BRIEF: Your task is to retype the lines from the opening of the material through the line that includes "fit_x = [10, 1000]". Do not copy the pictures.

···

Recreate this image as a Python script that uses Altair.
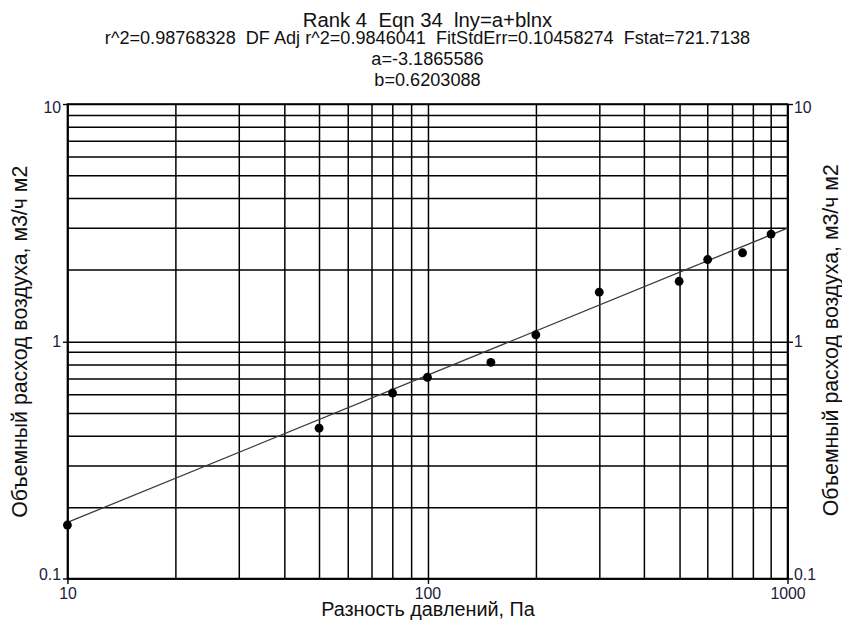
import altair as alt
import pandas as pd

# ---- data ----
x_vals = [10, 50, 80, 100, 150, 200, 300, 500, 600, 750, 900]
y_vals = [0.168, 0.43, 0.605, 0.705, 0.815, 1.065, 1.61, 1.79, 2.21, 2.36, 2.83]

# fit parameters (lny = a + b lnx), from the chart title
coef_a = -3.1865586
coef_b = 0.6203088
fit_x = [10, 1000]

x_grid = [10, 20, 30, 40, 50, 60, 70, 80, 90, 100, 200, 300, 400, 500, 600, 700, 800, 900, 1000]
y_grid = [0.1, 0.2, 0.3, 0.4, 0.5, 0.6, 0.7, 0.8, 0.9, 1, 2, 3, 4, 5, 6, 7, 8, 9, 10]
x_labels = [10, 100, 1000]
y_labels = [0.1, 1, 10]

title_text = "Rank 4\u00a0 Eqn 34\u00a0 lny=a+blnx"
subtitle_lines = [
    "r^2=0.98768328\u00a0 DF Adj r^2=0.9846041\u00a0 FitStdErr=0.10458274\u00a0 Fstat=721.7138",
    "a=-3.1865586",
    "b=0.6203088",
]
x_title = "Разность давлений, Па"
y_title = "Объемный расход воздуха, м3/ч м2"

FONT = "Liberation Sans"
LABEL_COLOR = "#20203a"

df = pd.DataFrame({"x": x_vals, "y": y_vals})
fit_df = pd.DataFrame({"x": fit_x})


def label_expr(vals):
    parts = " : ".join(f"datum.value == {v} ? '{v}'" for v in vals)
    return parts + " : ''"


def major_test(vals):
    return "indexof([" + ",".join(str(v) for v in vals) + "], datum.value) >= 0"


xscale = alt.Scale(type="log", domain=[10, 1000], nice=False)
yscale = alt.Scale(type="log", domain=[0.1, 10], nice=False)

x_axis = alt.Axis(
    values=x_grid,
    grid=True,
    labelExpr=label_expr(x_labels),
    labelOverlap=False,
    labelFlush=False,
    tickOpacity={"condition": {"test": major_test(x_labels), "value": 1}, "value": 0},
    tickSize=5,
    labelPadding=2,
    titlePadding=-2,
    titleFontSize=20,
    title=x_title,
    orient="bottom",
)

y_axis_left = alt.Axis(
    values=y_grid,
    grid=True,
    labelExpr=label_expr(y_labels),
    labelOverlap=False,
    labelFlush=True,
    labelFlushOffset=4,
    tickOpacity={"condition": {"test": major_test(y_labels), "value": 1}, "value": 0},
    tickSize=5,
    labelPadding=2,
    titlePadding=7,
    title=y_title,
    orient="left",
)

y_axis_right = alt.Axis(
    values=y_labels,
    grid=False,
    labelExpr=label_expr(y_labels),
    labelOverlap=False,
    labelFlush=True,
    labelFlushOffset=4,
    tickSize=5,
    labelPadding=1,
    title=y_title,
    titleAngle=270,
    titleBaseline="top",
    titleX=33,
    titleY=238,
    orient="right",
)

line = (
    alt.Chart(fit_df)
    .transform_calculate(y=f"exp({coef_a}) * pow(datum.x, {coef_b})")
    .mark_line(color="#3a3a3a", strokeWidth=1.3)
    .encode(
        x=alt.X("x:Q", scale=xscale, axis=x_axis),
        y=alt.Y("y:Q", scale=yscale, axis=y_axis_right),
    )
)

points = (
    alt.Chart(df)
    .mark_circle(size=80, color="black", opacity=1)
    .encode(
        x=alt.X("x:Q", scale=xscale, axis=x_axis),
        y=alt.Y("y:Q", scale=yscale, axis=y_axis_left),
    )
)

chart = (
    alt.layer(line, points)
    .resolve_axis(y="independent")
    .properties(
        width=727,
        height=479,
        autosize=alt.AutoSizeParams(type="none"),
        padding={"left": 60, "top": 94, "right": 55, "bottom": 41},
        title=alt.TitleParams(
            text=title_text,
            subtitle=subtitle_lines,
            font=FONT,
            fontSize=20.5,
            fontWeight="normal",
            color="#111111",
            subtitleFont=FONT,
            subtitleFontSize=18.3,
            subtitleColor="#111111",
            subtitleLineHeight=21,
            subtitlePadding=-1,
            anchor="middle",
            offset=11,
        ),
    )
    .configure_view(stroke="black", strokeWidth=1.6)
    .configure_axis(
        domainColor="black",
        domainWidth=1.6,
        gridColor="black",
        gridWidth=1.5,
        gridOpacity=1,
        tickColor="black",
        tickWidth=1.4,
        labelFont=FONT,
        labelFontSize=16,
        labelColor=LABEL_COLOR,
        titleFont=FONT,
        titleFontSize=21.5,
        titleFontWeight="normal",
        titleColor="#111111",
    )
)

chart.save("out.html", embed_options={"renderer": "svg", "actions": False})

···

WRITTEN REPLY:
Recreate this image as a Python script that uses Altair.
import altair as alt
import pandas as pd

# ---- data ----
x_vals = [10, 50, 80, 100, 150, 200, 300, 500, 600, 750, 900]
y_vals = [0.168, 0.43, 0.605, 0.705, 0.815, 1.065, 1.61, 1.79, 2.21, 2.36, 2.83]

# fit parameters (lny = a + b lnx), from the chart title
coef_a = -3.1865586
coef_b = 0.6203088
fit_x = [10, 1000]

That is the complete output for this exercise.